では、いかにして来世に焦点を絞る人を見極めることが出来るでしょうか。誰かと席を共にした時、その人の会話の内容が全て新しい車や高価な住宅、旅行や休暇、お金などの話題といった物質的なことだったり、あるいは噂話や世間話なのであったりすれば、彼の焦点が来世に向けられてはいないことが分かります。もしも私たちの焦点が来世に向けられているのであれば、その会話の内容にそれが反映されているはずなのです。これは私たちが自分自身を審理する最も基本的な材料であるため、私たちは立ち止まってこう自問すべきです:“私たちが話している話題に最も費やされている主題は何だろうか?”
もしも私たちが、現世を第一の目的としているのであれば、私たちはその焦点を合わせ直すべきであり、優先事項を第一に置くべきです。すなわち、この現世での生活よりも来世を優先することであり、そうすることにより私たちは内面的平和を達成することが出来ます。神はクルアーンにおいて、このことが内面的平和を得るための確実な手段であるとして明らかにされています:
“これら信仰者たちは神を念じ、心の安らぎを得る。神を念ずることにより、心の安らぎが得られないはずはないのである。”(クルアーン 13:28)
ゆえに心は、神を念じることのみによって安らぐのです。これこそが内面的平和です。神への想念は、ムスリムとしての行いの全てに含まれています。イスラームは神を念じる生き方であり、神はこのように仰せられています:
“われを念じるべく礼拝に立つのだ。”(クルアーン 20:14)
私たちが(イスラームにおいて)行う全ての行為は、ムスリムとしての神への想起です。神は仰せられました:
“言え。「私の礼拝と奉仕、私の生と死は、万有の主である神のためである。」”(クルアーン 6:162)
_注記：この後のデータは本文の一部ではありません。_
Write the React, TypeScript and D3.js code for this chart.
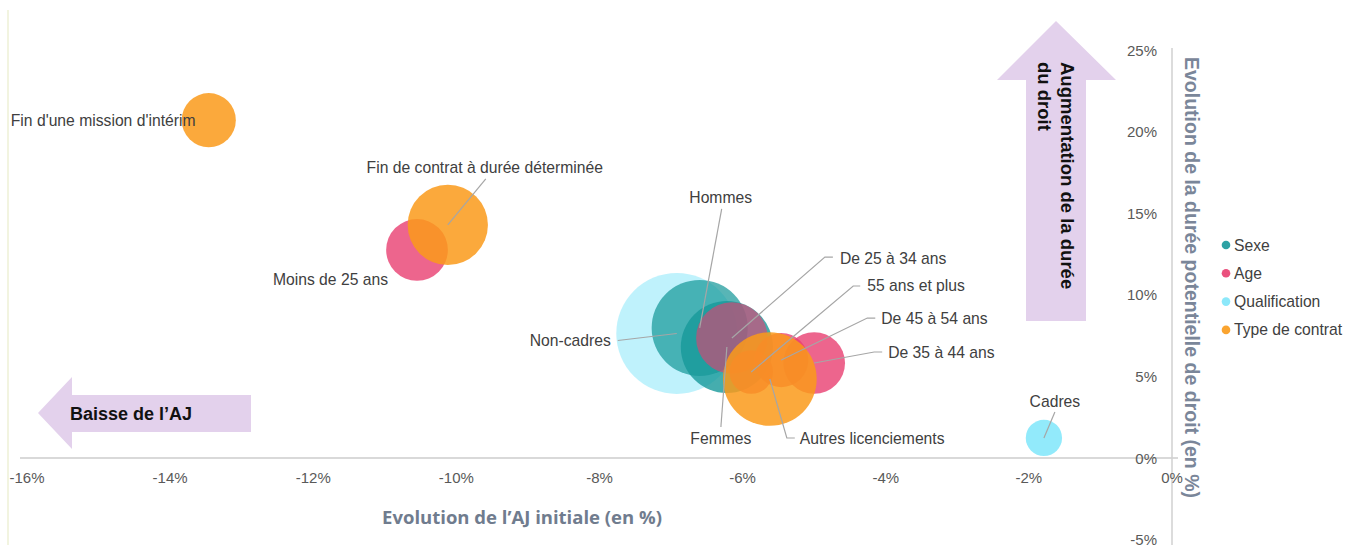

従って、私たちの人生のあらゆる側面において神を思い起こすことこそが、内面的平和を達成するための道なのです。
この想起(ズィクル)とは、暗室の角に座って常に「アッラー、アッラー、アッラー・・・」と唱え続けるような、ある種の人々が考えているようなものではありません。これは私たちが神を想起すべき方法ではないのです。そのようなことをする人物は、アッラーの御名を口で言ってはいますが、よく考えてみれば、もし誰かがあなた(名前をムハンマドとします)を訪れて「ムハンマド、ムハンマド、ムハンマド・・・」と言い続けたとすれば、あなたはこの人物を変わった人物と思うでしょう。「彼は何かを欲しがっているのだろうか?」または「何かを必要としているのだろうか?」あるいは「それ以外に何も言わず、私の名を呼び続ける目的は何なのだろうか?」といぶかしげに思うはずです。
それは神を想起する方法ではありません。なぜなら預言者はそういった方法で神を想起しませんでしたし、彼がそうしたという記録も存在しません。またある種の人々は、踊りや左右に揺れる動作を繰り返すことにより神を想起するべきであると主張します。預言者はそのような方法で神を想起しておらず、またそういった記録も無いのです。
預言者は彼の人生において神を想起しました。彼の人生は神を絶えず念じた人生であり、祈りや生死における想起こそが本物の想起なのです。
まとめると、内面的平和の探求には、私たちの生活に存在する諸問題の認識、また私たちの障壁の認識、そしてそれらの障壁が認識され、その内のどれに変化をもたらすことが可能なのかという理解と、変化させることの出来るもの、つまり自分自身に関わるものに対しての努力が関係してきます。
私たちが自分自身を変えて行けば、神は私たちの周りの世界を変え、周囲とうまくやっていける術を私たちにお与えになるのです。例え世界が波瀾万丈であれ、神は内面的平和を私たちにお授けになるのです。
どんなことが起ころうが、それは神による定めや試練であり、それが究極的には私たちのためにとって善いことであり、その背後には英知が潜んでいるのです。神は私たちをこの世界に創造され、それを天国に入るための試練とされましたが、この世界の試練とは、私たち自身の精神的成長のためなのです。もしも私たちがこれらの事実を全て認識し、心から神の存在を認めるのであれば、内面的平和を発見することが出来るはずでしょう。